# [Short problem]
Give back, word for word, only the lines from the opening of the records through the one with "const yTicks = [-1, 0, 1, 2, 3];". Pictures stay out.

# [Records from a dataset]

+---+

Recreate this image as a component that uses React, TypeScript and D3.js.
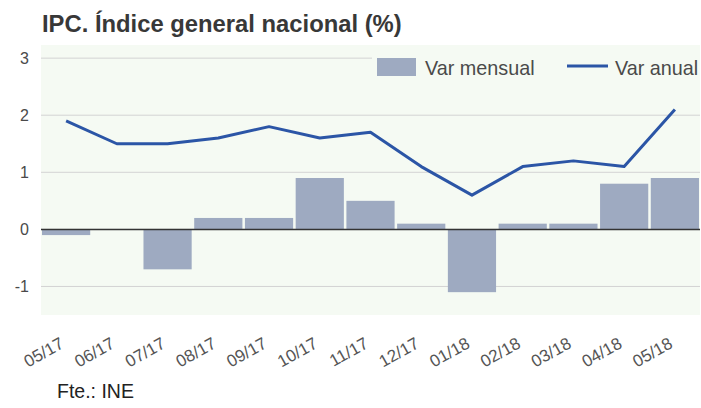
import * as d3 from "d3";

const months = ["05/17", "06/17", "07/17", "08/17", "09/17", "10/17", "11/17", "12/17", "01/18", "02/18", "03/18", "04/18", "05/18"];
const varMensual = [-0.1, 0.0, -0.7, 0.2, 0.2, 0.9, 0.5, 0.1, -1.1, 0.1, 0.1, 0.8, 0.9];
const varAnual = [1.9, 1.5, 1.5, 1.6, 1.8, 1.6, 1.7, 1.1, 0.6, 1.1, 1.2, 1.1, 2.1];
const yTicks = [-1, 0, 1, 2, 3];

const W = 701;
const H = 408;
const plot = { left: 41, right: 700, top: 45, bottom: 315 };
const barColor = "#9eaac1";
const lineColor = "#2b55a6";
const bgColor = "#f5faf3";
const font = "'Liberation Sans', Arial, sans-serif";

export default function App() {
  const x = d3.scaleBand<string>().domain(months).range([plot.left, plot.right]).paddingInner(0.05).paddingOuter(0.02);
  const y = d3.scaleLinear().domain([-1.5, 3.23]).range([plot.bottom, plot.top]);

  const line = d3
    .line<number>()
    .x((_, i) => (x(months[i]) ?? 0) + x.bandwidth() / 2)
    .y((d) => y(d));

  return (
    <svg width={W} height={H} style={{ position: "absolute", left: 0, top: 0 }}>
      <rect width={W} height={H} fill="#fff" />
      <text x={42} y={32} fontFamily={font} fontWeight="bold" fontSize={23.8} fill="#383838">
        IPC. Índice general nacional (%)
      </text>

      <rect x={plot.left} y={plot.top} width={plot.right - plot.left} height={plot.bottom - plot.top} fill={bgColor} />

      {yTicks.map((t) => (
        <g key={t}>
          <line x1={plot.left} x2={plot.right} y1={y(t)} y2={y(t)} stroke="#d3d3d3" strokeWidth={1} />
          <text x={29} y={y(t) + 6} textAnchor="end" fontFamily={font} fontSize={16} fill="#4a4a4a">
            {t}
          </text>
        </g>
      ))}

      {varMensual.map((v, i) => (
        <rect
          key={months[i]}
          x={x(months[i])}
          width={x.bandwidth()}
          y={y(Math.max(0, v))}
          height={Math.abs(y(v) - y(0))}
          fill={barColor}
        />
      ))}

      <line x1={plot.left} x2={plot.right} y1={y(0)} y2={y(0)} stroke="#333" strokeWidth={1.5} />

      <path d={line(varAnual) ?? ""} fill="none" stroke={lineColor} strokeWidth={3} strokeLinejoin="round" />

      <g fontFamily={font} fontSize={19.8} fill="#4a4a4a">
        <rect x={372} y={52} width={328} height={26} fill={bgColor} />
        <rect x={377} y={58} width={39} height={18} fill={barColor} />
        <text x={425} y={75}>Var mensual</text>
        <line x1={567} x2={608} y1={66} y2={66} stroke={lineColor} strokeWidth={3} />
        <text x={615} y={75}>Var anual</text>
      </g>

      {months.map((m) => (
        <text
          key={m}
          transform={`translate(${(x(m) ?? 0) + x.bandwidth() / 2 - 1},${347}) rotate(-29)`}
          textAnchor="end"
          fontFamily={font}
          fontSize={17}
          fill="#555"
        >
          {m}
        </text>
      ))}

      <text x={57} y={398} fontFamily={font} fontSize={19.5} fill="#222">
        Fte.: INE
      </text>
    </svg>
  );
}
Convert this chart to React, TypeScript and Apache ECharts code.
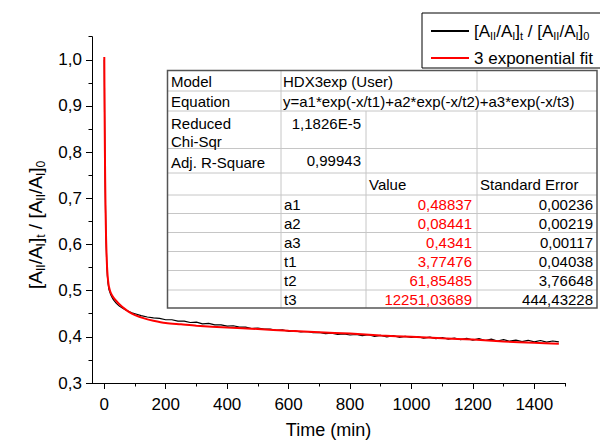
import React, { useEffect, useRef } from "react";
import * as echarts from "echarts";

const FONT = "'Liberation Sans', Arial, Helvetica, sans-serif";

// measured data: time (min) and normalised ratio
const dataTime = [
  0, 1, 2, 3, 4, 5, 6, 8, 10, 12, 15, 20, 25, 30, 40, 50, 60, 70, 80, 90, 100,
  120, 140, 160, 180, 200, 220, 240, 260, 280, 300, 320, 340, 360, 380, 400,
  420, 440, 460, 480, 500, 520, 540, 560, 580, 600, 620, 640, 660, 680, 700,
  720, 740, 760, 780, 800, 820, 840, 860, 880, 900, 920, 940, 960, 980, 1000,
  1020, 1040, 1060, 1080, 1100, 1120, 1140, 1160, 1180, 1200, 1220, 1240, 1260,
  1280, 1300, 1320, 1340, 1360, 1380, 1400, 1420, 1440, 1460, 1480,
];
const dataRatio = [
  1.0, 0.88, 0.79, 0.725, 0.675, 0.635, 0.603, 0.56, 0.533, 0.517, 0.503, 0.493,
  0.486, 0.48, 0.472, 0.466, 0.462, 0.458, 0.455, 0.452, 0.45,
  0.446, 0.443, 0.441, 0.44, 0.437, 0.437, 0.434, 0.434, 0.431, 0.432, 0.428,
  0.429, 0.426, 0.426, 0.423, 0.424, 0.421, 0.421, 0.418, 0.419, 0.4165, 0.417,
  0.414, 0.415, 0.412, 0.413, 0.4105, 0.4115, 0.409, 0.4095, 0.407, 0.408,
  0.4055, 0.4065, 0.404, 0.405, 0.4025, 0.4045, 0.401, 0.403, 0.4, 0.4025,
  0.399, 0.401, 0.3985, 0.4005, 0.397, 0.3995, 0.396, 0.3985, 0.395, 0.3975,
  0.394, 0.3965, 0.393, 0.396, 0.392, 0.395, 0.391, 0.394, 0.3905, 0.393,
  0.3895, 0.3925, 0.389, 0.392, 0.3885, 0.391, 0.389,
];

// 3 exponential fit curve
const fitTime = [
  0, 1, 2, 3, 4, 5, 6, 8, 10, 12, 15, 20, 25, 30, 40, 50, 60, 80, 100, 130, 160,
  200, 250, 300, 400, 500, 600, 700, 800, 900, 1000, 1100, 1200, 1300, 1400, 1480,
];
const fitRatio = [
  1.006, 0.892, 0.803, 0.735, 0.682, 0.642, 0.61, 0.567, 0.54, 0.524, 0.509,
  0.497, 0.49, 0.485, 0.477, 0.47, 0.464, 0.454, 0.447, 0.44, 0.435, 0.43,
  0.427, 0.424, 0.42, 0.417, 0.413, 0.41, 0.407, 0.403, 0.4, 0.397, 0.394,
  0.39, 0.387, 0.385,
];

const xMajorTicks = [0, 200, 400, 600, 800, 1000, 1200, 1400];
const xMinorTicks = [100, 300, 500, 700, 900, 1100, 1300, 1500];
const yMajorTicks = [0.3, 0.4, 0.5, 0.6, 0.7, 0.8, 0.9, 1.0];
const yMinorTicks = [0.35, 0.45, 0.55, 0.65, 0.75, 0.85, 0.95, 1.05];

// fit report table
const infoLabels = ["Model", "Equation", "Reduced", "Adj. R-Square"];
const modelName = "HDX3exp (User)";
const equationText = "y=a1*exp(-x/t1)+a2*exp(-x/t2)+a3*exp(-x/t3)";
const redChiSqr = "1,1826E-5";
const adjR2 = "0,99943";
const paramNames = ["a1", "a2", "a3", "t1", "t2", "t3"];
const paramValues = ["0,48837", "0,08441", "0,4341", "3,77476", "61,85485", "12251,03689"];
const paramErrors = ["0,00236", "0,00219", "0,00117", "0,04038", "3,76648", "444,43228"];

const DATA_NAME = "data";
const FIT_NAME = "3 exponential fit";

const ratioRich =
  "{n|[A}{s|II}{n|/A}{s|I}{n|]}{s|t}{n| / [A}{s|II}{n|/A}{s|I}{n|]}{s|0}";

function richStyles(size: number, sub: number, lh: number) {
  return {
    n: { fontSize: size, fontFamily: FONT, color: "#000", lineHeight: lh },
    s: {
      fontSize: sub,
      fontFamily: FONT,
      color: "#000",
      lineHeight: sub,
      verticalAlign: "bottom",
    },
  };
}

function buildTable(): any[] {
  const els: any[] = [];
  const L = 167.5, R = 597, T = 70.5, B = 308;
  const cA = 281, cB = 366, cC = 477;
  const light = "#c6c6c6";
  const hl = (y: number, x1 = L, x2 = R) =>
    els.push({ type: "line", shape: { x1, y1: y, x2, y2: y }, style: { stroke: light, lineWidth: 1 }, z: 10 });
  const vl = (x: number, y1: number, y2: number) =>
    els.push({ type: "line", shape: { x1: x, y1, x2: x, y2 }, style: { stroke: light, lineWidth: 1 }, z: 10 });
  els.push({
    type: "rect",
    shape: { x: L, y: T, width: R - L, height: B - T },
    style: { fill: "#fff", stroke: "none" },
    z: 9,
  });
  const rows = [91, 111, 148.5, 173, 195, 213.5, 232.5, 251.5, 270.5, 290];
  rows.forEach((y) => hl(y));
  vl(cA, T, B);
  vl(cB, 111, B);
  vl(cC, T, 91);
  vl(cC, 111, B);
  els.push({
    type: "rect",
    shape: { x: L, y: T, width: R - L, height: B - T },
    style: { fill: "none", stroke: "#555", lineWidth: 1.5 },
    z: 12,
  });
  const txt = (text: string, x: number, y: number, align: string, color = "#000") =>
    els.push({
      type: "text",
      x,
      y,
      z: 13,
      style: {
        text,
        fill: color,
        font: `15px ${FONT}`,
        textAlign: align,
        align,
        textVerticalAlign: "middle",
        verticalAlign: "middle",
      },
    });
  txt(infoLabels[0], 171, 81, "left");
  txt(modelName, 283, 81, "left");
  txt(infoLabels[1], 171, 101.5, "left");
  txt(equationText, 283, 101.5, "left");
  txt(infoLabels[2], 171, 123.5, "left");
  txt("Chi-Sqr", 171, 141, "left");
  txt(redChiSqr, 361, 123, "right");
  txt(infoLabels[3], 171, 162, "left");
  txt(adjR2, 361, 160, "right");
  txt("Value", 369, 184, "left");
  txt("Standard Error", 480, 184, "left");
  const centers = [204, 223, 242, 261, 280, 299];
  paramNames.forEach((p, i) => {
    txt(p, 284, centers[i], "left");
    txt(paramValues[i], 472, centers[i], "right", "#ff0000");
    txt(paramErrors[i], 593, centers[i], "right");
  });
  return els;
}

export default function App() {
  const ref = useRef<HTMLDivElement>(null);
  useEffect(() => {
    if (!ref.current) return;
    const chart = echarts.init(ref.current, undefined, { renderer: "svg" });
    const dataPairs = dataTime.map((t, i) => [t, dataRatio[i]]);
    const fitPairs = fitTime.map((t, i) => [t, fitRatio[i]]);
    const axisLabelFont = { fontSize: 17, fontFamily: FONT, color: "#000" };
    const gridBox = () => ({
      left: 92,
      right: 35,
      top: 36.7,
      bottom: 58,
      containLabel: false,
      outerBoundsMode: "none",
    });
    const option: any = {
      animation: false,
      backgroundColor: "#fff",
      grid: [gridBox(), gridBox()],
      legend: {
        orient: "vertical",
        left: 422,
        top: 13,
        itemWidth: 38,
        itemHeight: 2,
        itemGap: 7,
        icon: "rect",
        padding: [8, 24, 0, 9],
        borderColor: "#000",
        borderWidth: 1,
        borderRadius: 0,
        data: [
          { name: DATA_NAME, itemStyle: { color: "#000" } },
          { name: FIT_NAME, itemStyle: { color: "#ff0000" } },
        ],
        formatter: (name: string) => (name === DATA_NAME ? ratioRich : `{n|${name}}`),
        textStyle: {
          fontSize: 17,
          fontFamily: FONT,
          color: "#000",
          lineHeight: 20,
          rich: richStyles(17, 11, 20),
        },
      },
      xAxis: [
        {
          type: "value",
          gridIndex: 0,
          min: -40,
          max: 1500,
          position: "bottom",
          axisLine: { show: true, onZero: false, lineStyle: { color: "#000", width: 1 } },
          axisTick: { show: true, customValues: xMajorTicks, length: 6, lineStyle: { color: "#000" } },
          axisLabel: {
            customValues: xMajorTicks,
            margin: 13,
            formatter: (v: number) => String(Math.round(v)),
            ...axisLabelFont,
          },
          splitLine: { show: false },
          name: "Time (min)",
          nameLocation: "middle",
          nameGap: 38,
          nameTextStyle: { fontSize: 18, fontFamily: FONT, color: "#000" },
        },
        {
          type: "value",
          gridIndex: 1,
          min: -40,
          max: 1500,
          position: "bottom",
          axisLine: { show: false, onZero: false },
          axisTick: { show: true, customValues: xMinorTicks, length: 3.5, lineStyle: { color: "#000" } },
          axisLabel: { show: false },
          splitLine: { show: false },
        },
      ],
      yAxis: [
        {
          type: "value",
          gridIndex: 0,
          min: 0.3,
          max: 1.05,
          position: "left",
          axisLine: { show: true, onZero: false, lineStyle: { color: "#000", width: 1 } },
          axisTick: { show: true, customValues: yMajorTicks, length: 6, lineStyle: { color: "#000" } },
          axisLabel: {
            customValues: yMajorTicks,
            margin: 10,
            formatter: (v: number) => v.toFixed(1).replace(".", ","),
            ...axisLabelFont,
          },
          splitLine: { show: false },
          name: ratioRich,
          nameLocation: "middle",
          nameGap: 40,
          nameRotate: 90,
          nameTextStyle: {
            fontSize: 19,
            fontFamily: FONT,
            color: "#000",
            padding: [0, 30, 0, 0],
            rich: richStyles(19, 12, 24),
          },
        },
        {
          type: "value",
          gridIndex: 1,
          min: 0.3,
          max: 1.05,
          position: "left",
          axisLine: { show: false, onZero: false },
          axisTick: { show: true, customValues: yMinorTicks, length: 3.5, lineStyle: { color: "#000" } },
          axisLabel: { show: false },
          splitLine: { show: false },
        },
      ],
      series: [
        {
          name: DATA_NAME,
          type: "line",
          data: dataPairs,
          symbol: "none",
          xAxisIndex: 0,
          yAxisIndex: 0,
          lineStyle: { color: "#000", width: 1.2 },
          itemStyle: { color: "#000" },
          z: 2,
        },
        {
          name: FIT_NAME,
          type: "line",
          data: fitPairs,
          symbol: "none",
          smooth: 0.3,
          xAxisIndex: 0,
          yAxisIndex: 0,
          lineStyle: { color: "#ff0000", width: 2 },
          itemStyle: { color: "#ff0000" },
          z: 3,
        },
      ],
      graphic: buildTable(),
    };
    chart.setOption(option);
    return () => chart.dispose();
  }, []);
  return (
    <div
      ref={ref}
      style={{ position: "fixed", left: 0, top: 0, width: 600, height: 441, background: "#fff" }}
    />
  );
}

+---+

# [Solved problem]
Recreate this image as a component that uses React, TypeScript and D3.js.
import * as d3 from "d3";

const months = ["05/17", "06/17", "07/17", "08/17", "09/17", "10/17", "11/17", "12/17", "01/18", "02/18", "03/18", "04/18", "05/18"];
const varMensual = [-0.1, 0.0, -0.7, 0.2, 0.2, 0.9, 0.5, 0.1, -1.1, 0.1, 0.1, 0.8, 0.9];
const varAnual = [1.9, 1.5, 1.5, 1.6, 1.8, 1.6, 1.7, 1.1, 0.6, 1.1, 1.2, 1.1, 2.1];
const yTicks = [-1, 0, 1, 2, 3];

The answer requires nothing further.